=== TASK REQUIREMENTS ===
Reproduce exactly the lines below, from the first one through the line containing "(trailpoint) at (620,478)", and omit any pictures.

=== DATASET SECTION ===
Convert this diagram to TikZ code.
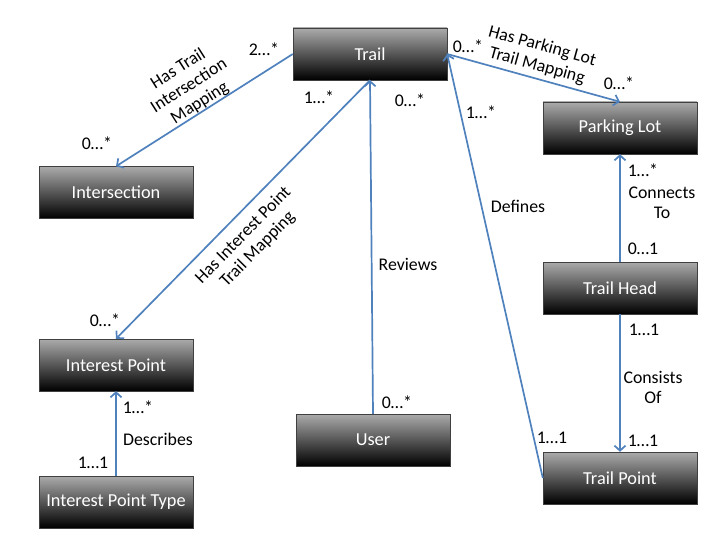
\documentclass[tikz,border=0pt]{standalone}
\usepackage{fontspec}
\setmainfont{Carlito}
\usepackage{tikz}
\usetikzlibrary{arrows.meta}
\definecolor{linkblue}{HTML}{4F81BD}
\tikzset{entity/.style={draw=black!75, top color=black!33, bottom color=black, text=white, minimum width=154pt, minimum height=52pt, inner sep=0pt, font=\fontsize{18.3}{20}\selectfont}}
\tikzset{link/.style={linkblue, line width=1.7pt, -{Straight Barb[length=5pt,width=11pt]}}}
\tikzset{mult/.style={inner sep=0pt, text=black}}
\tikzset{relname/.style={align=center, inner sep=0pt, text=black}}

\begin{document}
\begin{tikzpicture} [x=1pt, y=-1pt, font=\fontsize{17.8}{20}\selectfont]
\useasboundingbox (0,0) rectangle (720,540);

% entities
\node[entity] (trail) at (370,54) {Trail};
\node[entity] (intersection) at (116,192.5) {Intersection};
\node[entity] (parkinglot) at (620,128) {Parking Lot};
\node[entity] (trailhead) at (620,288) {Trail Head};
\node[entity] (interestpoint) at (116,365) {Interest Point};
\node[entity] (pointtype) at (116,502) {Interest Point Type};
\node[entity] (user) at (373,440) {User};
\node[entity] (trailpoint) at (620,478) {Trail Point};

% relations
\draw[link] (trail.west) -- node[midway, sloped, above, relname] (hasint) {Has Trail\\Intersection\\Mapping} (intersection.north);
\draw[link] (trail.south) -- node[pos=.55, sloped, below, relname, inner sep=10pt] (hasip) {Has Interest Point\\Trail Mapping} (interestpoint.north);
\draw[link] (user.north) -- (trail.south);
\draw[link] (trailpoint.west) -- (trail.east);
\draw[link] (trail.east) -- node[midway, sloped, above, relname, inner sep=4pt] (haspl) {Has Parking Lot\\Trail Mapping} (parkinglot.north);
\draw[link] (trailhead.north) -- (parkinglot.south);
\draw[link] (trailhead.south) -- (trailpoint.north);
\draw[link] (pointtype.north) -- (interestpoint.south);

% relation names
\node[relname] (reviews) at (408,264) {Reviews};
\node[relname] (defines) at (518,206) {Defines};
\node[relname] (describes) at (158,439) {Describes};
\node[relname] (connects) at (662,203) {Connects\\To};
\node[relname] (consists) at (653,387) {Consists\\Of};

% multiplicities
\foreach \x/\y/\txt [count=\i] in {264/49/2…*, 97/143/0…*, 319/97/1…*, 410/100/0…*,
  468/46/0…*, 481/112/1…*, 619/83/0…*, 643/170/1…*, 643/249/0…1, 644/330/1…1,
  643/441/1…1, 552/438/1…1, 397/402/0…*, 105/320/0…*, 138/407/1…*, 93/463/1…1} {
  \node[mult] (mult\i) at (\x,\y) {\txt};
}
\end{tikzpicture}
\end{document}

=== WORKED ANSWER ===
Convert this diagram to TikZ code.
\documentclass[tikz,border=0pt]{standalone}
\usepackage{fontspec}
\setmainfont{Carlito}
\usepackage{tikz}
\usetikzlibrary{arrows.meta}
\definecolor{linkblue}{HTML}{4F81BD}
\tikzset{entity/.style={draw=black!75, top color=black!33, bottom color=black, text=white, minimum width=154pt, minimum height=52pt, inner sep=0pt, font=\fontsize{18.3}{20}\selectfont}}
\tikzset{link/.style={linkblue, line width=1.7pt, -{Straight Barb[length=5pt,width=11pt]}}}
\tikzset{mult/.style={inner sep=0pt, text=black}}
\tikzset{relname/.style={align=center, inner sep=0pt, text=black}}

\begin{document}
\begin{tikzpicture} [x=1pt, y=-1pt, font=\fontsize{17.8}{20}\selectfont]
\useasboundingbox (0,0) rectangle (720,540);

% entities
\node[entity] (trail) at (370,54) {Trail};
\node[entity] (intersection) at (116,192.5) {Intersection};
\node[entity] (parkinglot) at (620,128) {Parking Lot};
\node[entity] (trailhead) at (620,288) {Trail Head};
\node[entity] (interestpoint) at (116,365) {Interest Point};
\node[entity] (pointtype) at (116,502) {Interest Point Type};
\node[entity] (user) at (373,440) {User};
\node[entity] (trailpoint) at (620,478) {Trail Point};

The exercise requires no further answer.